Second, Phillips argues that the district court violated the Sixth Amendment as

construed in United States v. Booker, 543 U.S. 220 (2005), and in Apprendi v. New

Jersey, 530 U.S. 466 (2000), by imposing a four-level enhancement for use of a

firearm in connection with another felony offense without submitting that issue to the

jury. See U.S.S.G. § 2K2.1(b)(5) (Nov. 2003), now U.S.S.G. § 2K2.1(b)(6). This

contention is without merit. Because the sentencing guidelines are advisory under

Booker, enhancements to the advisory guidelines range may be based upon facts

found by the sentencing court by a preponderance of the evidence. See, e.g., United

States v. Pirani, 406 F.3d 543, 551 & n.4 (8th Cir.) (en banc), cert. denied, 546 U.S.
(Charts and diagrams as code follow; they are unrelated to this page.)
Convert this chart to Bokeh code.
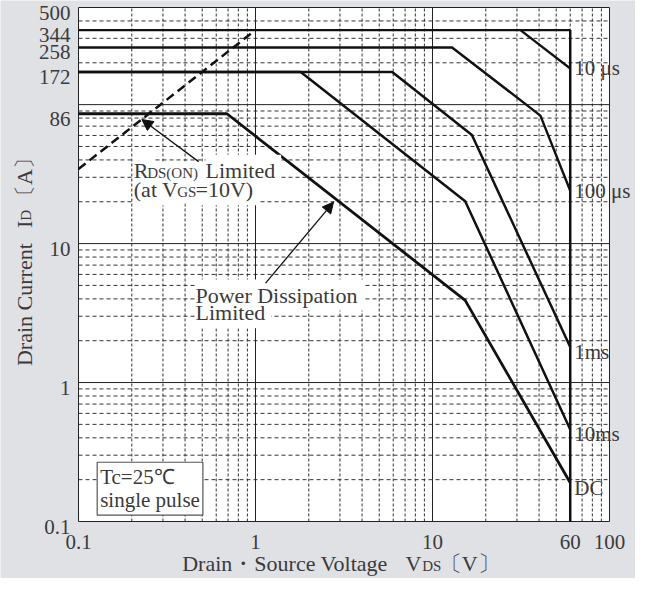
import math
from bokeh.plotting import figure
from bokeh.models import Label, Arrow, NormalHead, Range1d
from bokeh.embed import file_html
from bokeh.resources import INLINE

# ---------------- data ----------------
x_limits = [0.1, 100]
y_limits = [0.1, 500]
x_tick_values = [0.1, 1, 10, 60, 100]
x_tick_labels = ["0.1", "1", "10", "60", "100"]
y_tick_values = [0.1, 1, 10, 86, 172, 258, 344, 500]
y_tick_labels = ["0.1", "1", "10", "86", "172", "258", "344", "500"]

x_major_grid = [1, 10]
x_minor_grid = [0.2, 0.3, 0.4, 0.5, 0.6, 0.7, 0.8, 0.9,
                2, 3, 4, 5, 6, 7, 8, 9,
                20, 30, 40, 50, 60, 70, 80, 90]
y_major_grid = [1, 10, 100]
y_minor_grid = [0.2, 0.3, 0.4, 0.5, 0.6, 0.7, 0.8, 0.9,
                2, 3, 4, 5, 6, 7, 8, 9,
                20, 30, 40, 50, 60, 70, 80, 90,
                200, 300, 400]

# SOA curves (VDS [V], ID [A])
v_idp = [0.1, 60]
i_idp = [344, 344]
v_vdss = [60, 60]
i_vdss = [344, 0.1]
v_10us = [31.4, 60]
i_10us = [344, 182]
v_100us = [0.1, 12.9, 40.7, 60]
i_100us = [258, 258, 83.4, 24.0]
v_1ms = [0.1, 5.92, 16.7, 60]
i_1ms = [172, 172, 60.4, 1.8]
v_10ms = [0.1, 1.8, 15.3, 60]
i_10ms = [172, 172, 20.2, 0.46]
v_dc = [0.1, 0.69, 15.3, 60]
i_dc = [86, 86, 3.9, 0.19]
v_rds = [0.1, 1.0]
i_rds = [34.4, 344]

curve_names = ["10 μs", "100 μs", "1ms", "10ms", "DC"]
curve_ends = [i_10us[-1], i_100us[-1], i_1ms[-1], i_10ms[-1], i_dc[-1]]

# ---------------- layout / style ----------------
W, H = 635, 578
BOX_L, BOX_R, BOX_T, BOX_B = 78, 609, 7, 521   # plot box inside the canvas (px)
FONT = "Liberation Serif"
TXT = "#3b3a3a"
INK = "#111111"
BG = "#e0e1e5"
BIG, SMALL = 22, 15

xd = math.log10(x_limits[1] / x_limits[0]) / (BOX_R - BOX_L)
yd = math.log10(y_limits[1] / y_limits[0]) / (BOX_B - BOX_T)
x_lo = 10 ** (math.log10(x_limits[0]) - BOX_L * xd)
x_hi = 10 ** (math.log10(x_limits[1]) + (W - BOX_R) * xd)
y_lo = 10 ** (math.log10(y_limits[0]) - (H - BOX_B) * yd)
y_hi = 10 ** (math.log10(y_limits[1]) + BOX_T * yd)

p = figure(width=W, height=H, x_axis_type="log", y_axis_type="log",
           x_range=Range1d(x_lo, x_hi), y_range=Range1d(y_lo, y_hi),
           x_axis_location=None, y_axis_location=None,
           output_backend="svg", toolbar_location=None, min_border=0)
p.background_fill_color = BG
p.border_fill_color = BG
p.outline_line_color = None
p.xgrid.visible = False
p.ygrid.visible = False

# plot area
p.quad(left=[x_limits[0]], right=[x_limits[1]], bottom=[y_limits[0]], top=[y_limits[1]],
       fill_color="white", line_color=None)

# grid lines
n = len(x_minor_grid)
p.segment(x0=x_minor_grid, y0=[y_limits[0]] * n, x1=x_minor_grid, y1=[y_limits[1]] * n,
          line_color="#333333", line_width=1, line_dash="3 2")
n = len(y_minor_grid)
p.segment(x0=[x_limits[0]] * n, y0=y_minor_grid, x1=[x_limits[1]] * n, y1=y_minor_grid,
          line_color="#333333", line_width=1, line_dash="4 3")
n = len(x_major_grid)
p.segment(x0=x_major_grid, y0=[y_limits[0]] * n, x1=x_major_grid, y1=[y_limits[1]] * n,
          line_color="#222222", line_width=1)
n = len(y_major_grid)
p.segment(x0=[x_limits[0]] * n, y0=y_major_grid, x1=[x_limits[1]] * n, y1=y_major_grid,
          line_color="#222222", line_width=1)

# frame outline
p.quad(left=[x_limits[0]], right=[x_limits[1]], bottom=[y_limits[0]], top=[y_limits[1]],
       fill_color=None, line_color="#222222", line_width=1)

# curves
p.line(v_idp, i_idp, line_color=INK, line_width=2.2)
p.line(v_vdss, i_vdss, line_color=INK, line_width=2.5)
p.line(v_10us, i_10us, line_color=INK, line_width=2.3)
p.line(v_100us, i_100us, line_color=INK, line_width=2.4)
p.line(v_1ms, i_1ms, line_color=INK, line_width=2.5)
p.line(v_10ms, i_10ms, line_color=INK, line_width=2.5)
p.line(v_dc, i_dc, line_color=INK, line_width=2.8)
p.line(v_rds, i_rds, line_color=INK, line_width=2.5, line_dash="9 5")


def lab(x, y, text, size=BIG, color=TXT, **kw):
    p.add_layout(Label(x=x, y=y, text=text,
                       text_font=FONT, text_font_size=f"{size}px", text_color=color,
                       text_align=kw.pop("align", "left"),
                       text_baseline="middle", **kw))


# in-plot notes on white patches: (x, baseline y, text, size)
notes = [
    (0.2053, 29.75, "R", BIG),
    (0.2444, 29.75, "DS(ON)", SMALL),
    (0.5218, 29.75, "Limited", BIG),
    (0.2053, 21.56, "(at V", BIG),
    (0.3611, 21.56, "GS", SMALL),
    (0.4581, 21.56, "=10V)", BIG),
    (0.4581, 3.763, "Power Dissipation", BIG),
    (0.4581, 2.803, "Limited", BIG),
]
# white patches first (white text on white), then the visible texts on top
for x, y, t, s in notes:
    lab(x, y, t, size=s, color="white", y_offset=0.34 * s,
        background_fill_color="white", padding=3)
for x, y, t, s in notes:
    lab(x, y, t, size=s, y_offset=0.34 * s)

# tick labels
for v, s in zip(y_tick_values, y_tick_labels):
    lab(x_limits[0], v, s, size=21, x_offset=-8, y_offset=-5, align="right")
for v, s in zip(x_tick_values, x_tick_labels):
    lab(v, y_limits[0], s, size=21, y_offset=-20, align="center")

# curve name labels at the 60 V line
name_offsets = [0, 0, -5, -5, -5]
for name, iend, dy in zip(curve_names, curve_ends, name_offsets):
    lab(v_vdss[0], iend, name, size=21, x_offset=4, y_offset=dy)

# arrows
p.add_layout(Arrow(x_start=0.477, y_start=38.9, x_end=0.228, y_end=78.2,
                   line_color=INK, line_width=1.3,
                   end=NormalHead(size=11, fill_color=INK, line_color=INK)))
p.add_layout(Arrow(x_start=1.14, y_start=5.19, x_end=2.76, y_end=19.9,
                   line_color=INK, line_width=1.3,
                   end=NormalHead(size=11, fill_color=INK, line_color=INK)))

# condition box
p.add_layout(Label(x=0.1275, y=0.267,
                   text="Tc=25℃\nsingle pulse", text_align="left", text_baseline="top",
                   text_font=FONT, text_font_size="21px", text_color=TXT,
                   text_line_height=0.95,
                   background_fill_color="white", border_line_color="#555555",
                   border_line_width=1.2, padding=3))

# x axis title (centre line 42 px below the plot box)
dsm = 0.34 * (BIG - SMALL)
lab(0.3855, y_limits[0], "Drain・Source Voltage", y_offset=-42)
lab(7.04, y_limits[0], "V", y_offset=-42)
lab(8.746, y_limits[0], "DS", size=SMALL, y_offset=-42 - dsm)
lab(11.0, y_limits[0], "〔V〕", y_offset=-42)

# y axis title (rotated)
rot = math.pi / 2
lab(x_limits[0], 1.315, "Drain Current", x_offset=-54.5, angle=rot)
lab(x_limits[0], 12.94, "I", x_offset=-54.5, angle=rot)
lab(x_limits[0], 14.6, "D", size=SMALL, x_offset=-54.5 + dsm, angle=rot)
lab(x_limits[0], 18.3, "〔A〕", x_offset=-54.5, angle=rot)

open("out.html", "w").write(file_html(p, INLINE))
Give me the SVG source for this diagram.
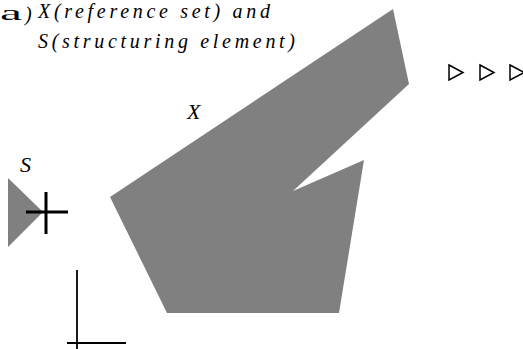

909 (2005). When the proposed enhancement is based upon an offense for which

there was no prior conviction, as in this case, “the government must prove at

sentencing (by a preponderance of the evidence) that the defendant committed it.”

United States v. Raglin, No. 06-3432, slip op. at 3 (8th Cir. Sept. 4, 2007). Here,

Phillips does not challenge the district court’s finding that he committed the prior

offense in question. Accordingly, the enhancement was proper. 

The judgment of the district court is affirmed.